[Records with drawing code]

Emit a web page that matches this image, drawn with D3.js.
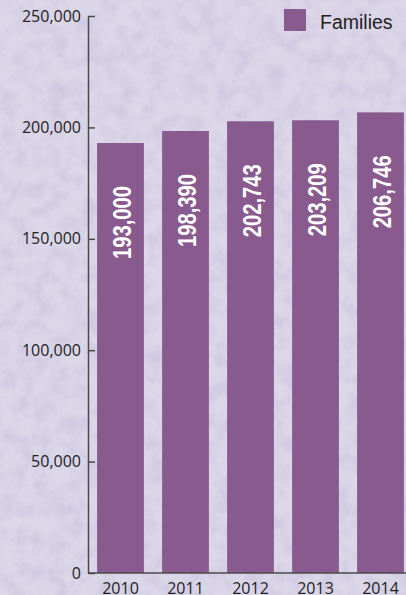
<!DOCTYPE html>
<html>
<head>
<meta charset="utf-8">
<script src="https://cdn.jsdelivr.net/npm/d3@7"></script>
<style>
  body { margin: 0; overflow: hidden; }
  .axis text { font-family: "Open Sans", "Noto Sans", sans-serif; font-size: 16px; fill: #222; }
  .axis path, .axis line { stroke: #4a4a4a; stroke-width: 1.5; }
  .valueLabel { font-family: "Liberation Sans", Arial, sans-serif; font-weight: bold; font-size: 25px; fill: #fff; }
  .legendText { font-family: "Liberation Sans", Arial, sans-serif; font-size: 19.5px; fill: #222; }
</style>
</head>
<body>
<div id="chart"></div>
<script>
var years = ["2010", "2011", "2012", "2013", "2014"];
var families = [193000, 198390, 202743, 203209, 206746];
var yTicks = [0, 50000, 100000, 150000, 200000, 250000];
var seriesName = "Families";

var width = 406, height = 595;
var barColor = "#885a8e";

var svg = d3.select("#chart").append("svg")
    .attr("width", width)
    .attr("height", height);

// paper-like lavender background
var defs = svg.append("defs");
var f = defs.append("filter").attr("id", "paper")
    .attr("x", 0).attr("y", 0).attr("width", "100%").attr("height", "100%");
f.append("feTurbulence").attr("type", "fractalNoise")
    .attr("baseFrequency", 0.06).attr("numOctaves", 4).attr("seed", 3);
f.append("feColorMatrix").attr("type", "matrix")
    .attr("values", "0 0 0 0 0.5  0 0 0 0 0.45  0 0 0 0 0.68  0 0 0 -1.3 0.85");
svg.append("rect").attr("width", width).attr("height", height).attr("fill", "#dcd7e8");
svg.append("rect").attr("width", width).attr("height", height).attr("filter", "url(#paper)").attr("opacity", 0.6);

var x0 = 88, yBase = 573;

var x = d3.scaleBand()
    .domain(years)
    .range([x0, x0 + 65 * years.length])
    .paddingInner(0.28)
    .paddingOuter(0.14);

var y = d3.scaleLinear()
    .domain([0, 250000])
    .range([yBase, 16]);

// bars
var bar = svg.selectAll(".bar")
    .data(families)
    .enter().append("g")
    .attr("class", "bar");

bar.append("rect")
    .attr("x", function(d, i) { return x(years[i]); })
    .attr("y", function(d) { return y(d); })
    .attr("width", x.bandwidth())
    .attr("height", function(d) { return yBase - y(d); })
    .attr("fill", barColor);

// condensed white value labels, squeezed to the narrow look of the original
bar.append("text")
    .attr("class", "valueLabel")
    .attr("text-anchor", "end")
    .attr("dy", "0.36em")
    .attr("textLength", 73)
    .attr("lengthAdjust", "spacingAndGlyphs")
    .attr("transform", function(d, i) {
        return "translate(" + (x(years[i]) + x.bandwidth() / 2 + 1.5) + "," + (y(d) + 43) + ") rotate(-90)";
    })
    .text(function(d) { return d3.format(",")(d); });

// axes
var yAxis = d3.axisLeft(y)
    .tickValues(yTicks)
    .tickFormat(d3.format(","))
    .tickSizeInner(-7)
    .tickSizeOuter(0)
    .tickPadding(7);

svg.append("g")
    .attr("class", "axis")
    .attr("transform", "translate(" + x0 + ",0)")
    .call(yAxis);

var xAxis = d3.axisBottom(x)
    .tickSize(0)
    .tickPadding(9.5);

var gx = svg.append("g")
    .attr("class", "axis")
    .attr("transform", "translate(0," + yBase + ")")
    .call(xAxis);
gx.select(".domain").attr("d", "M" + x0 + ",0H" + width);

// legend
var legend = svg.append("g").attr("transform", "translate(284,9)");
legend.append("rect").attr("width", 22).attr("height", 22).attr("fill", barColor);
legend.append("text").attr("class", "legendText").attr("x", 36).attr("y", 20).text(seriesName);
</script>
</body>
</html>
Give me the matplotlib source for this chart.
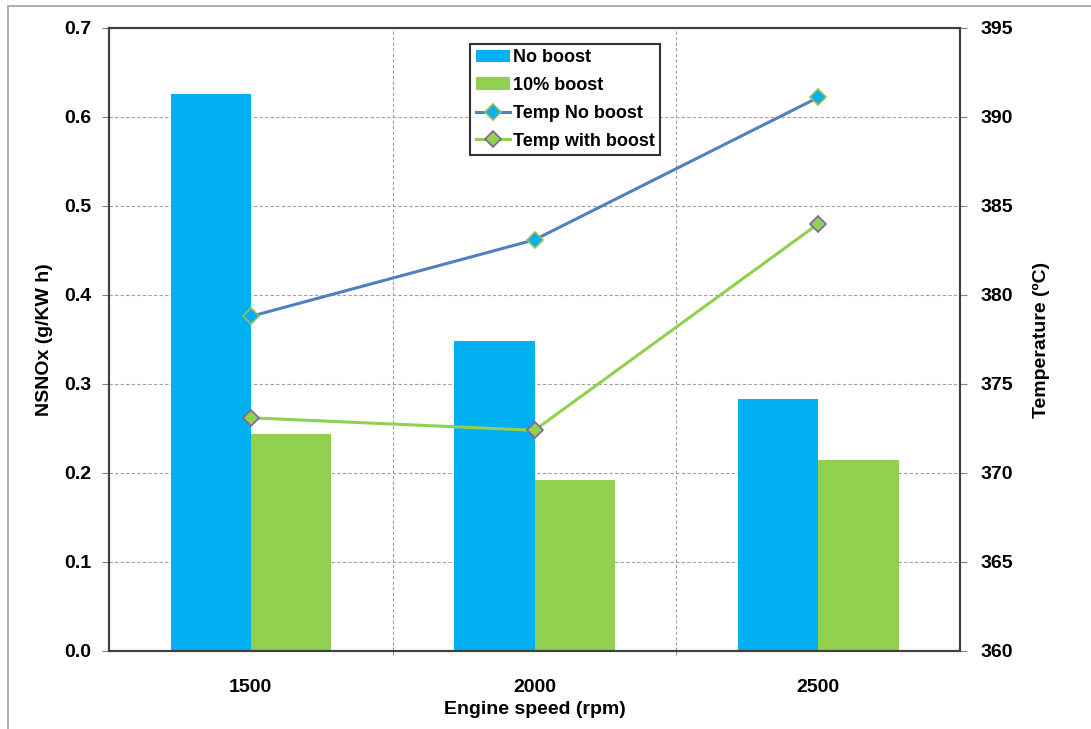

**REQUIRED TASK:**
Print each line of the material above exactly, with the pictures removed from your copy.

**ANSWER TO THIS PROBLEM:**
Emit a web page that matches this image, drawn with D3.js.
<!DOCTYPE html>
<html>
<head>
<meta charset="utf-8">
<script src="https://cdn.jsdelivr.net/npm/d3@7"></script>
<style>
  body { margin: 0; overflow: hidden; }
  .axis text { font-family: "Open Sans", "Noto Sans", sans-serif; font-size: 16px; fill: #222; }
  .axis path, .axis line { stroke: #4a4a4a; stroke-width: 1.5; }
  .valueLabel { font-family: "Liberation Sans", Arial, sans-serif; font-weight: bold; font-size: 25px; fill: #fff; }
  .legendText { font-family: "Liberation Sans", Arial, sans-serif; font-size: 19.5px; fill: #222; }
</style>
</head>
<body>
<div id="chart"></div>
<script>
var years = ["2010", "2011", "2012", "2013", "2014"];
var families = [193000, 198390, 202743, 203209, 206746];
var yTicks = [0, 50000, 100000, 150000, 200000, 250000];
var seriesName = "Families";

var width = 406, height = 595;
var barColor = "#885a8e";

var svg = d3.select("#chart").append("svg")
    .attr("width", width)
    .attr("height", height);

// paper-like lavender background
var defs = svg.append("defs");
var f = defs.append("filter").attr("id", "paper")
    .attr("x", 0).attr("y", 0).attr("width", "100%").attr("height", "100%");
f.append("feTurbulence").attr("type", "fractalNoise")
    .attr("baseFrequency", 0.06).attr("numOctaves", 4).attr("seed", 3);
f.append("feColorMatrix").attr("type", "matrix")
    .attr("values", "0 0 0 0 0.5  0 0 0 0 0.45  0 0 0 0 0.68  0 0 0 -1.3 0.85");
svg.append("rect").attr("width", width).attr("height", height).attr("fill", "#dcd7e8");
svg.append("rect").attr("width", width).attr("height", height).attr("filter", "url(#paper)").attr("opacity", 0.6);

var x0 = 88, yBase = 573;

var x = d3.scaleBand()
    .domain(years)
    .range([x0, x0 + 65 * years.length])
    .paddingInner(0.28)
    .paddingOuter(0.14);

var y = d3.scaleLinear()
    .domain([0, 250000])
    .range([yBase, 16]);

// bars
var bar = svg.selectAll(".bar")
    .data(families)
    .enter().append("g")
    .attr("class", "bar");

bar.append("rect")
    .attr("x", function(d, i) { return x(years[i]); })
    .attr("y", function(d) { return y(d); })
    .attr("width", x.bandwidth())
    .attr("height", function(d) { return yBase - y(d); })
    .attr("fill", barColor);

// condensed white value labels, squeezed to the narrow look of the original
bar.append("text")
    .attr("class", "valueLabel")
    .attr("text-anchor", "end")
    .attr("dy", "0.36em")
    .attr("textLength", 73)
    .attr("lengthAdjust", "spacingAndGlyphs")
    .attr("transform", function(d, i) {
        return "translate(" + (x(years[i]) + x.bandwidth() / 2 + 1.5) + "," + (y(d) + 43) + ") rotate(-90)";
    })
    .text(function(d) { return d3.format(",")(d); });

// axes
var yAxis = d3.axisLeft(y)
    .tickValues(yTicks)
    .tickFormat(d3.format(","))
    .tickSizeInner(-7)
    .tickSizeOuter(0)
    .tickPadding(7);

svg.append("g")
    .attr("class", "axis")
    .attr("transform", "translate(" + x0 + ",0)")
    .call(yAxis);

var xAxis = d3.axisBottom(x)
    .tickSize(0)
    .tickPadding(9.5);

var gx = svg.append("g")
    .attr("class", "axis")
    .attr("transform", "translate(0," + yBase + ")")
    .call(xAxis);
gx.select(".domain").attr("d", "M" + x0 + ",0H" + width);

// legend
var legend = svg.append("g").attr("transform", "translate(284,9)");
legend.append("rect").attr("width", 22).attr("height", 22).attr("fill", barColor);
legend.append("text").attr("class", "legendText").attr("x", 36).attr("y", 20).text(seriesName);
</script>
</body>
</html>
Give me the matplotlib source for this chart.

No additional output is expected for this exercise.